-- begin GIVEN RECORDS --

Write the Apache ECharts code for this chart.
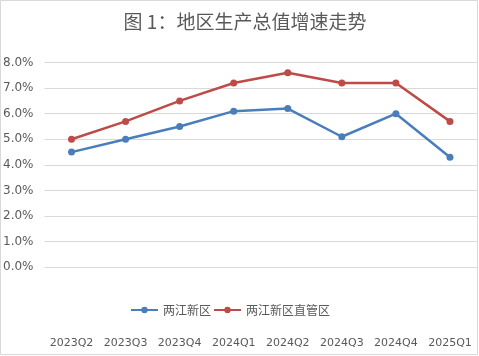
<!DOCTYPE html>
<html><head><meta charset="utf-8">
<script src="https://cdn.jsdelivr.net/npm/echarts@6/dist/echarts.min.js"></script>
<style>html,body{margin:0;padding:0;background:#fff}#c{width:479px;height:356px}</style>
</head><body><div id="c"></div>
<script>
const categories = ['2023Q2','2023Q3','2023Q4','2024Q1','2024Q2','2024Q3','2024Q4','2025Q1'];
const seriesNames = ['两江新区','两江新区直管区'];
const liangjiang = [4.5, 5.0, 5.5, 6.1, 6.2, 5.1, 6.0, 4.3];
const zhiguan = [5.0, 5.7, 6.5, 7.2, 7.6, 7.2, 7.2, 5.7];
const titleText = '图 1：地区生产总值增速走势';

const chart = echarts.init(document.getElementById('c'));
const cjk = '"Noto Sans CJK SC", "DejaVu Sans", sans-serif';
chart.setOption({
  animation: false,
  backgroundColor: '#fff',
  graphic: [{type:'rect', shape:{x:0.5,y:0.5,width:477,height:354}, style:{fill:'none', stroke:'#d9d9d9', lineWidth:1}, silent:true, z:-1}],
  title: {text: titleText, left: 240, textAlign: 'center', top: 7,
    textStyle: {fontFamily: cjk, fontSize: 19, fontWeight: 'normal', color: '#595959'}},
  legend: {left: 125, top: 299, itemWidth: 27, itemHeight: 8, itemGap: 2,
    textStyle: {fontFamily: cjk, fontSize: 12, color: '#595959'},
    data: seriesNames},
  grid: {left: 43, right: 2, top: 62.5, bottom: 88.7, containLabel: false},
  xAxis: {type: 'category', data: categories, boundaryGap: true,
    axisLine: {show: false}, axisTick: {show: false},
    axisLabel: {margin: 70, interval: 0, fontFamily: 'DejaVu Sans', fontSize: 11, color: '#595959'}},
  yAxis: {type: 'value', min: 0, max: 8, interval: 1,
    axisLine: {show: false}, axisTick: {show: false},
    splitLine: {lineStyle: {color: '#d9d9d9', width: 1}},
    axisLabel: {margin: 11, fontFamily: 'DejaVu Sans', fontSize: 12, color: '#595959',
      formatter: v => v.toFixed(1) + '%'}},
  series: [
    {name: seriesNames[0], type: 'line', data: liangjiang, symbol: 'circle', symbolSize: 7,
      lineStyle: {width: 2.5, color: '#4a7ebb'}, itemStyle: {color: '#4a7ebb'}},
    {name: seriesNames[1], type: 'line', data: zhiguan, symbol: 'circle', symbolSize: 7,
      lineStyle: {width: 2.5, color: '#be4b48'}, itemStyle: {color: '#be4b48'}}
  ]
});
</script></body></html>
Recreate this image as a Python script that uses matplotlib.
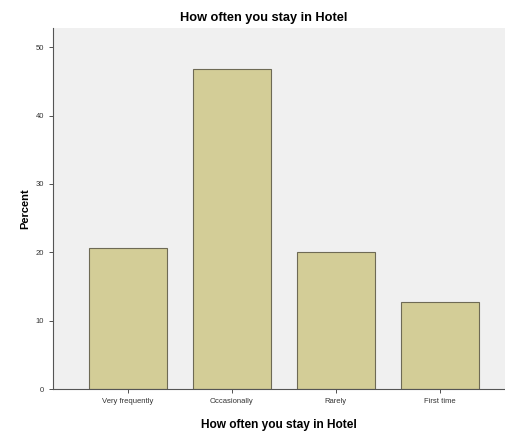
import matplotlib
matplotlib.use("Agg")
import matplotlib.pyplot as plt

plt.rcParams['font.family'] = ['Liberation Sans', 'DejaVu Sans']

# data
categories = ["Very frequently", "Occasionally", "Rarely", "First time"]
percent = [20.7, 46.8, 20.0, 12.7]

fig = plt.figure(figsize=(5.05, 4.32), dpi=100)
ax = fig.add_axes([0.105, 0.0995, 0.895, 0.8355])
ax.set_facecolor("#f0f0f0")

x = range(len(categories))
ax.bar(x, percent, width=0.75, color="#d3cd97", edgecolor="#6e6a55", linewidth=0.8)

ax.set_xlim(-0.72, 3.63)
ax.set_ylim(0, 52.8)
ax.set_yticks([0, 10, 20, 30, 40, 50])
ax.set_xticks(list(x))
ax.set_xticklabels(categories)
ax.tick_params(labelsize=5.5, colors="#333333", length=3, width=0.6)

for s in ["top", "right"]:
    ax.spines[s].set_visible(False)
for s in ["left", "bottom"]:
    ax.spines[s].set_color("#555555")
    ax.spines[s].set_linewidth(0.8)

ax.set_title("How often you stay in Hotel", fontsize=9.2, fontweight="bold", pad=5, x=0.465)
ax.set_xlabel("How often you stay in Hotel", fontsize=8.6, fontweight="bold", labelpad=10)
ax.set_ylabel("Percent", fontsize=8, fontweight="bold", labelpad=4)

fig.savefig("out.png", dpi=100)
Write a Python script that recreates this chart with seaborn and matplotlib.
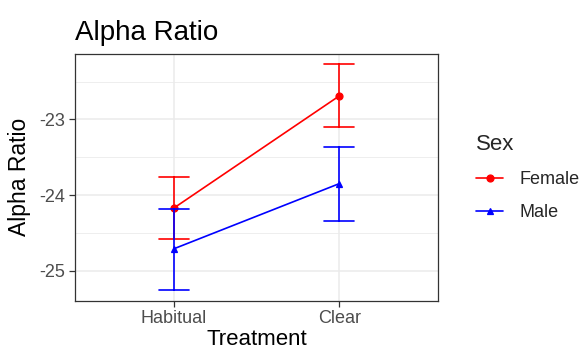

-- end GIVEN RECORDS --

### WHAT THE TASK REQUIRES
Your task is to retype all the entries exactly and leave out any pictures.

### EXPECTED ANSWER
Write the Apache ECharts code for this chart.
<!DOCTYPE html>
<html><head><meta charset="utf-8">
<script src="https://cdn.jsdelivr.net/npm/echarts@6/dist/echarts.min.js"></script>
<style>html,body{margin:0;padding:0;background:#fff}#c{width:479px;height:356px}</style>
</head><body><div id="c"></div>
<script>
const categories = ['2023Q2','2023Q3','2023Q4','2024Q1','2024Q2','2024Q3','2024Q4','2025Q1'];
const seriesNames = ['两江新区','两江新区直管区'];
const liangjiang = [4.5, 5.0, 5.5, 6.1, 6.2, 5.1, 6.0, 4.3];
const zhiguan = [5.0, 5.7, 6.5, 7.2, 7.6, 7.2, 7.2, 5.7];
const titleText = '图 1：地区生产总值增速走势';

const chart = echarts.init(document.getElementById('c'));
const cjk = '"Noto Sans CJK SC", "DejaVu Sans", sans-serif';
chart.setOption({
  animation: false,
  backgroundColor: '#fff',
  graphic: [{type:'rect', shape:{x:0.5,y:0.5,width:477,height:354}, style:{fill:'none', stroke:'#d9d9d9', lineWidth:1}, silent:true, z:-1}],
  title: {text: titleText, left: 240, textAlign: 'center', top: 7,
    textStyle: {fontFamily: cjk, fontSize: 19, fontWeight: 'normal', color: '#595959'}},
  legend: {left: 125, top: 299, itemWidth: 27, itemHeight: 8, itemGap: 2,
    textStyle: {fontFamily: cjk, fontSize: 12, color: '#595959'},
    data: seriesNames},
  grid: {left: 43, right: 2, top: 62.5, bottom: 88.7, containLabel: false},
  xAxis: {type: 'category', data: categories, boundaryGap: true,
    axisLine: {show: false}, axisTick: {show: false},
    axisLabel: {margin: 70, interval: 0, fontFamily: 'DejaVu Sans', fontSize: 11, color: '#595959'}},
  yAxis: {type: 'value', min: 0, max: 8, interval: 1,
    axisLine: {show: false}, axisTick: {show: false},
    splitLine: {lineStyle: {color: '#d9d9d9', width: 1}},
    axisLabel: {margin: 11, fontFamily: 'DejaVu Sans', fontSize: 12, color: '#595959',
      formatter: v => v.toFixed(1) + '%'}},
  series: [
    {name: seriesNames[0], type: 'line', data: liangjiang, symbol: 'circle', symbolSize: 7,
      lineStyle: {width: 2.5, color: '#4a7ebb'}, itemStyle: {color: '#4a7ebb'}},
    {name: seriesNames[1], type: 'line', data: zhiguan, symbol: 'circle', symbolSize: 7,
      lineStyle: {width: 2.5, color: '#be4b48'}, itemStyle: {color: '#be4b48'}}
  ]
});
</script></body></html>
Recreate this image as a Python script that uses matplotlib.
import matplotlib
matplotlib.use("Agg")
import matplotlib.pyplot as plt

plt.rcParams['font.family'] = ['Liberation Sans', 'DejaVu Sans']

# data
categories = ["Very frequently", "Occasionally", "Rarely", "First time"]
percent = [20.7, 46.8, 20.0, 12.7]

fig = plt.figure(figsize=(5.05, 4.32), dpi=100)
ax = fig.add_axes([0.105, 0.0995, 0.895, 0.8355])
ax.set_facecolor("#f0f0f0")

x = range(len(categories))
ax.bar(x, percent, width=0.75, color="#d3cd97", edgecolor="#6e6a55", linewidth=0.8)

ax.set_xlim(-0.72, 3.63)
ax.set_ylim(0, 52.8)
ax.set_yticks([0, 10, 20, 30, 40, 50])
ax.set_xticks(list(x))
ax.set_xticklabels(categories)
ax.tick_params(labelsize=5.5, colors="#333333", length=3, width=0.6)

for s in ["top", "right"]:
    ax.spines[s].set_visible(False)
for s in ["left", "bottom"]:
    ax.spines[s].set_color("#555555")
    ax.spines[s].set_linewidth(0.8)

ax.set_title("How often you stay in Hotel", fontsize=9.2, fontweight="bold", pad=5, x=0.465)
ax.set_xlabel("How often you stay in Hotel", fontsize=8.6, fontweight="bold", labelpad=10)
ax.set_ylabel("Percent", fontsize=8, fontweight="bold", labelpad=4)

fig.savefig("out.png", dpi=100)
Write a Python script that recreates this chart with seaborn and matplotlib.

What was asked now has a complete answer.